The impact: backtest returns can come out 5 to 10 percent too high. For a system that actually delivers 12 percent return, a naive backtest can suggest 20 percent. The difference determines whether you think you have an edge or whether it's not worth your time.

How I handle it

My system uses factors that are partly based on fundamentals. Value, meaning "is this stock cheap or expensive". Quality, meaning "is this a good company or a mediocre company". Both lean on earnings data. EPS, ROIC, revenue growth. Those numbers aren't published in real time. They come in 30 to 60 days after the end of a quarter.

My fix: a 60-day buffer. For a snapshot on February 1, 2024 I only use earnings that became public no later than December 1, 2023. Better to be too conservative than too optimistic.

Sounds simple. But in a backtest with thousands of stocks and years of historical data, this is the difference between a system that thinks it works and a system that also works in production. Plenty of self-built quant systems fail on this one check.

How I noticed it

In my first version I had no buffer. All fundamentals data simply included.

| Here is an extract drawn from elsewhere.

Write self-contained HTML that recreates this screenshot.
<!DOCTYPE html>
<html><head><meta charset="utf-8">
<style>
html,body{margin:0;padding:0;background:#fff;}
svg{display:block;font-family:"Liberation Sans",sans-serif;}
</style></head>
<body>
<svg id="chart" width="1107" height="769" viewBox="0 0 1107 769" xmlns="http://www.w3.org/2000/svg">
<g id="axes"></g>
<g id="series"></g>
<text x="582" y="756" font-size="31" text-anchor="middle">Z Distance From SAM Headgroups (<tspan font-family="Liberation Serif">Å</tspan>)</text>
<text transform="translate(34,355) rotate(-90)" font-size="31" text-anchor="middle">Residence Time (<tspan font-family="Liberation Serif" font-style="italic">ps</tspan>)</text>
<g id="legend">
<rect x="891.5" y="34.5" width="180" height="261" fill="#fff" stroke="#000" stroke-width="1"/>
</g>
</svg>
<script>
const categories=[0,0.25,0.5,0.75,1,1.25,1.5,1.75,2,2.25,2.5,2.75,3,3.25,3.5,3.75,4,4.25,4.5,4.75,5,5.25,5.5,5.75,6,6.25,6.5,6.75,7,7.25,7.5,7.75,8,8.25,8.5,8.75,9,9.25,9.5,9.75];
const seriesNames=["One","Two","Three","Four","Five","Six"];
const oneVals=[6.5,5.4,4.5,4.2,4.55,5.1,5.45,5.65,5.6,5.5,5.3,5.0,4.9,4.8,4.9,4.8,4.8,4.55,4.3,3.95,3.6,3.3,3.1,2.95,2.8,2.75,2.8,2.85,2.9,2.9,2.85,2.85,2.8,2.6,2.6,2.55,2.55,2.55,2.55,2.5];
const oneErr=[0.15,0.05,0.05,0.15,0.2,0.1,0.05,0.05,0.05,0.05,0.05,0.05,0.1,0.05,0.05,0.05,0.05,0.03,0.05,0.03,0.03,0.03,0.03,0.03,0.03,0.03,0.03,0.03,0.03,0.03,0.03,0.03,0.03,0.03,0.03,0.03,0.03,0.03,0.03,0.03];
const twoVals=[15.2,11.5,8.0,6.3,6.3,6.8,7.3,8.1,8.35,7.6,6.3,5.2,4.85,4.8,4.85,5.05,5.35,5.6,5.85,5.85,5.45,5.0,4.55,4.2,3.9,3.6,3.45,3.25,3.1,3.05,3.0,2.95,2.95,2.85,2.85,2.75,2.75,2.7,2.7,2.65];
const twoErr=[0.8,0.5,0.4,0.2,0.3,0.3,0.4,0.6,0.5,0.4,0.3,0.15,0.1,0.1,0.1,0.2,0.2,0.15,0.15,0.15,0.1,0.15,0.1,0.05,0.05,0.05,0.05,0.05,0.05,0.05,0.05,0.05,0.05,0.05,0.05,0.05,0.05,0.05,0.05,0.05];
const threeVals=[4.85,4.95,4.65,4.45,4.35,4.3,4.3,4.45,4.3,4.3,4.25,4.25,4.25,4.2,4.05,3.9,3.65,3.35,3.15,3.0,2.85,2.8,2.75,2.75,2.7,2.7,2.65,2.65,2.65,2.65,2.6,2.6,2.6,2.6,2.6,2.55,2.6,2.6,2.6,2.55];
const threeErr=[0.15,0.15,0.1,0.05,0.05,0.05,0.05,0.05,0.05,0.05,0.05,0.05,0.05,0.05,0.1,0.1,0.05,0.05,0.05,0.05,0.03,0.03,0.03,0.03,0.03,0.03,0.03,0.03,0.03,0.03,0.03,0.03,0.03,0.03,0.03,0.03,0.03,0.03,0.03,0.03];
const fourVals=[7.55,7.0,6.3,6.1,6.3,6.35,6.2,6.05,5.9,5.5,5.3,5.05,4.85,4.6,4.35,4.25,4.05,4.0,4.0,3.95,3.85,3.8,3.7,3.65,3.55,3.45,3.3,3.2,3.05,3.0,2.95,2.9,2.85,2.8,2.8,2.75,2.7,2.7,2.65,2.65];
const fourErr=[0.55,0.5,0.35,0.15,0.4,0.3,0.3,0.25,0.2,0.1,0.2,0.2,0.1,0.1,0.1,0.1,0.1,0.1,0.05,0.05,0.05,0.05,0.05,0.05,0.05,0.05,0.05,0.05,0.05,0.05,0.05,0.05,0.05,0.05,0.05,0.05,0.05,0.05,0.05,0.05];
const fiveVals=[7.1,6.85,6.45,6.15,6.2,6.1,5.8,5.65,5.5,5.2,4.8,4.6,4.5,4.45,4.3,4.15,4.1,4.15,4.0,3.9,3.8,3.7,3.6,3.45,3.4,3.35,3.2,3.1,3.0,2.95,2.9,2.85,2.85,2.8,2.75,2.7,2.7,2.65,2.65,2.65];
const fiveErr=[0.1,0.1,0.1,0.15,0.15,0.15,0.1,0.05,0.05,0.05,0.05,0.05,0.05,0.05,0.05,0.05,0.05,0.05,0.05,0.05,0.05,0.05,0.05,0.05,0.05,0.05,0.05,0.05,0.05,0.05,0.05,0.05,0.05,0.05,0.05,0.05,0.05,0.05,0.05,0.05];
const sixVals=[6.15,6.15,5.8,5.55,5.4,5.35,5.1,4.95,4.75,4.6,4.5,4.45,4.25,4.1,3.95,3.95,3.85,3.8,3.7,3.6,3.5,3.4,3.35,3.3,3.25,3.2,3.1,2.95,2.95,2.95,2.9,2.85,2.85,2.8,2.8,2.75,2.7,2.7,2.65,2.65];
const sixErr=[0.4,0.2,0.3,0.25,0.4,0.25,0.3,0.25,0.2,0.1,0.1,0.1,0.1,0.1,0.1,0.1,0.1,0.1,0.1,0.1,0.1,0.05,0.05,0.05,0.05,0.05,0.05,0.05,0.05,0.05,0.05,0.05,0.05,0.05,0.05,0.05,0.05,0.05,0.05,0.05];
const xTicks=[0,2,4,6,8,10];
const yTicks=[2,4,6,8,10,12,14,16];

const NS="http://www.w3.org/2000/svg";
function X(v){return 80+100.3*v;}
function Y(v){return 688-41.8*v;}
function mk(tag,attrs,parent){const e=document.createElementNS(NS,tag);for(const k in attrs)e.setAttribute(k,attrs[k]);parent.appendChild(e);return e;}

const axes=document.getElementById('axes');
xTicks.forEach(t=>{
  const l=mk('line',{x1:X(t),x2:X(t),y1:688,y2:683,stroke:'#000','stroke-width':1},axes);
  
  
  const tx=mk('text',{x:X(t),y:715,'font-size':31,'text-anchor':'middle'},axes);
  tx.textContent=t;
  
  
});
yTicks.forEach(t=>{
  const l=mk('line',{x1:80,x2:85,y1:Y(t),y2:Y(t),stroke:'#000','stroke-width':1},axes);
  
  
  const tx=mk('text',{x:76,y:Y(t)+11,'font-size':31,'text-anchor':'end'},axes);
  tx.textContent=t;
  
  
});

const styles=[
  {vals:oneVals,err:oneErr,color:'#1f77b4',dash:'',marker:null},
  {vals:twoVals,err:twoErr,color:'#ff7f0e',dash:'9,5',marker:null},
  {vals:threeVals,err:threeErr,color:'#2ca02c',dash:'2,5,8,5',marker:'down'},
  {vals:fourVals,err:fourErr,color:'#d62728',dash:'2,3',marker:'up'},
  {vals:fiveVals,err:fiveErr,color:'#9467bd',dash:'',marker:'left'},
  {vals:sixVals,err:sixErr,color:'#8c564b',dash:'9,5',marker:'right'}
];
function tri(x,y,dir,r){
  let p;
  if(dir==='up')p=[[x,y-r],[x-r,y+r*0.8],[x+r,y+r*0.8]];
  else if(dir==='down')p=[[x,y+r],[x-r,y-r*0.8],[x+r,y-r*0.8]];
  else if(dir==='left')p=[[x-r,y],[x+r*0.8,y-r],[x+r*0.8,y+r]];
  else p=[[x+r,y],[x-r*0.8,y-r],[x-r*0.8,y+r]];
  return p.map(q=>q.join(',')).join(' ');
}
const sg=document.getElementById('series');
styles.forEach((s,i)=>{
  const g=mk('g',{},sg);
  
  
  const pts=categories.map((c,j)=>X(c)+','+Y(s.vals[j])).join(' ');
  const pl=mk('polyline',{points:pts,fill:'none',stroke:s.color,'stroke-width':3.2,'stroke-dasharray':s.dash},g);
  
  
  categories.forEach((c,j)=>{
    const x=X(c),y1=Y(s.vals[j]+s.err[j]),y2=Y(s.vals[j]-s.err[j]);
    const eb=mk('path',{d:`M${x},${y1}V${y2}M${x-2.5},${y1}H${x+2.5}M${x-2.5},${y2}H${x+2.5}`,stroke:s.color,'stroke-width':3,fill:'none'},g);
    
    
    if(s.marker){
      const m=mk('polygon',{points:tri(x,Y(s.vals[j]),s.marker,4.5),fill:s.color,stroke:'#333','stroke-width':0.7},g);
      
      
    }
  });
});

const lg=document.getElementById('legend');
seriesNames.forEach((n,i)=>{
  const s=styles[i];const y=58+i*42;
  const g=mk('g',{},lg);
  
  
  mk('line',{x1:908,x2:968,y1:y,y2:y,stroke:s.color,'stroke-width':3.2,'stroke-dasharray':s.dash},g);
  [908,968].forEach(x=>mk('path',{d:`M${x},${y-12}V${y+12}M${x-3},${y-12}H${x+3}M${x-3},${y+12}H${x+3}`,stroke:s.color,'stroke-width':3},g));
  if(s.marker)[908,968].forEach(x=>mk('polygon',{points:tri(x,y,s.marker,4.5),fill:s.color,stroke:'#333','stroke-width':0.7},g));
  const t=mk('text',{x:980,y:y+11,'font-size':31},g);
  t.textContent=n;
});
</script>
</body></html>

Results looked good.

Too good.

Sharpe ratio on the high side. Drawdowns small. The kind of numbers that would make an outsider ask whether I wasn't mistaken. I thought at first: no, this is just a good system.

Until I asked myself: in July 2024, did I have everyone's Q2 earnings at that moment? And the answer, after five minutes of looking, was no. Some Q2 reports didn't come until September. If I include those in my July snapshot, I'm using information that didn't exist then.

Buffer added. Backtest re-ran. Sharpe a lot lower. More realistic. More honest.

The difference sat in one number. 60. Days buffer.

Why this matters

Anyone building their own trading system will stumble upon look-ahead bias eventually. Because it always works in your favor. Backtests look better than they should. You feel smart. You keep building.

Until you go live. And reality catches up.

For a real-money system this isn't an academic concern. The difference between "I thought I had an edge" and "I had a data illusion" is the same bill. A few months of underperforming. And then you have to be honest about what that means.

The win from bias correction isn't in prettier numbers. The win is in the numbers being accurate.

And silent mistakes are the most expensive mistakes. Especially when there's real money in the game.